Summary
Seville’s ochre dusk bleeds into a cathedral’s shadow where Don Mateo Diédrez, velvet caballero, rehearses arrogance like a toreador before the final faena; his smile is a switchblade, his courtesy a silk garrote. Concha Pérez—gypsy-eyed, tempest in carnation—appears first as a tambourine’s glissando, then as a knife of light that splits the matador’s composure. She refuses to be a footnote in his anthology of conquests; instead she scripts him into her own picaresque, turning every caress into a wager, every kiss into a promissory note of humiliation. Across moonlit patios, incense-laden processions, and cigar-smoked gambling dens, Mateo’s swagger erodes under the acid of her caprice: a fan flicked open becomes iron maiden, a flamenco heel becomes guillotine. When he tries to exile her from his bloodstream, she multiplies—mirror after mirror—until the hidalgo realizes the puppeteer has always been the marionette.
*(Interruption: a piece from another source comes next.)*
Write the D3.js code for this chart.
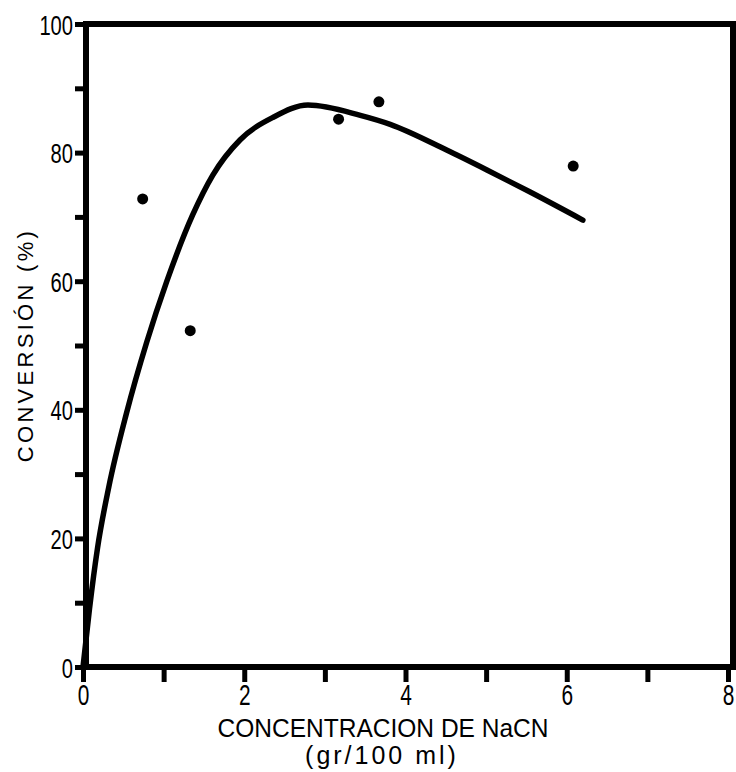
<!DOCTYPE html>
<html>
<head>
<meta charset="utf-8">
<script src="https://cdn.jsdelivr.net/npm/d3@7"></script>
<style>
  html, body { margin: 0; padding: 0; background: #fff; }
  svg { display: block; }
</style>
</head>
<body>
<svg id="chart" width="736" height="772"></svg>
<script>
// ---- data ----
const xTickValues = [0, 1, 2, 3, 4, 5, 6, 7, 8];
const xTickLabels = ["0", "", "2", "", "4", "", "6", "", "8"];
const yTickValues = [0, 10, 20, 30, 40, 50, 60, 70, 80, 90, 100];
const yTickLabels = ["0", "", "20", "", "40", "", "60", "", "80", "", "100"];

// measured points (concentration g/100 ml, conversion %)
const pointX = [0.74, 1.33, 3.17, 3.67, 6.08];
const pointY = [72.8, 52.3, 85.2, 87.9, 77.9];

// fitted curve
const curveX = [0, 0.08, 0.18, 0.32, 0.54, 0.79, 1.04, 1.36, 1.61, 1.95, 2.36, 2.79, 3.44, 3.81, 4.51, 5.01, 5.54, 6.20];
const curveY = [0, 9.0, 18.5, 28.0, 39.5, 50.5, 60.0, 70.3, 76.5, 82.0, 85.5, 87.4, 85.8, 84.4, 80.4, 77.3, 73.9, 69.5];

const xTitle = "CONCENTRACION DE NaCN";
const xTitle2 = "(gr/100 ml)";
const yTitle = "CONVERSIÓN (%)";

// ---- drawing ----
const svg = d3.select("#chart");
const x = d3.scaleLinear().domain([0, 8]).range([83, 728]);
const y = d3.scaleLinear().domain([0, 100]).range([667, 24]);

const sans = "'Liberation Sans', Arial, Helvetica, sans-serif";
const sx = 0.72; // horizontal squeeze for the condensed lettering

// frame
svg.append("rect")
  .attr("x", x(0) + 3).attr("y", y(100))
  .attr("width", x(8) + 5 - (x(0) + 3)).attr("height", y(0) - y(100))
  .attr("fill", "none").attr("stroke", "#000").attr("stroke-width", 6);

// x axis
const xAxis = svg.append("g")
  .attr("transform", `translate(0,${y(0)})`)
  .call(d3.axisBottom(x).tickValues(xTickValues).tickSize(15).tickPadding(4)
    .tickFormat((d, i) => xTickLabels[i]));
xAxis.select(".domain").remove();
xAxis.selectAll(".tick line").attr("stroke", "#000").attr("stroke-width", 5);
xAxis.selectAll(".tick text")
  .attr("dy", null).attr("y", 38)
  .attr("transform", `scale(${sx},1)`)
  .attr("font-family", sans).attr("font-size", 29).attr("fill", "#000");

// y axis
const yAxis = svg.append("g")
  .attr("transform", `translate(${x(0) + 3},0)`)
  .call(d3.axisLeft(y).tickValues(yTickValues).tickSize(11).tickPadding(2)
    .tickFormat((d, i) => yTickLabels[i]));
yAxis.select(".domain").remove();
yAxis.selectAll(".tick line").attr("stroke", "#000").attr("stroke-width", 5);
yAxis.selectAll(".tick text")
  .attr("dy", "0.36em")
  .attr("x", -13 / sx)
  .attr("transform", `scale(${sx},1)`)
  .attr("font-family", sans).attr("font-size", 28).attr("fill", "#000");

// curve
const line = d3.line()
  .x(d => x(d[0])).y(d => y(d[1]))
  .curve(d3.curveMonotoneX);
svg.append("path")
  .datum(curveX.map((v, i) => [v, curveY[i]]))
  .attr("d", line)
  .attr("fill", "none").attr("stroke", "#000")
  .attr("stroke-width", 5.5).attr("stroke-linejoin", "round").attr("stroke-linecap", "round");

// points
svg.append("g").selectAll("circle")
  .data(pointX.map((v, i) => [v, pointY[i]]))
  .join("circle")
  .attr("cx", d => x(d[0])).attr("cy", d => y(d[1]))
  .attr("r", 5.5).attr("fill", "#000");

// titles
svg.append("text")
  .attr("x", 383).attr("y", 737)
  .attr("text-anchor", "middle")
  .attr("font-family", sans).attr("font-size", 25)
  .attr("textLength", 331).attr("lengthAdjust", "spacingAndGlyphs")
  .text(xTitle);
svg.append("text")
  .attr("x", 382).attr("y", 764)
  .attr("text-anchor", "middle")
  .attr("font-family", sans).attr("font-size", 25)
  .attr("letter-spacing", 3)
  .text(xTitle2);
svg.append("text")
  .attr("transform", "translate(33,345) rotate(-90)")
  .attr("text-anchor", "middle")
  .attr("font-family", sans).attr("font-size", 22)
  .attr("letter-spacing", 3.3)
  .text(yTitle);
</script>
</body>
</html>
In the final corrida of pride, he kneels amid scarlet petals, threads of his own machismo dangling like snapped strings, while Concha, castanets cracking like small bones, walks off into the sunrise owning the narrative she was supposed to inhabit only as décor.
Synopsis
Don Mateo, a swaggering Spaniard, tosses women aside without a care. But when he falls under the spell of the tempestuous Concha Perez, it is Don Mateo who finds himself tossed about.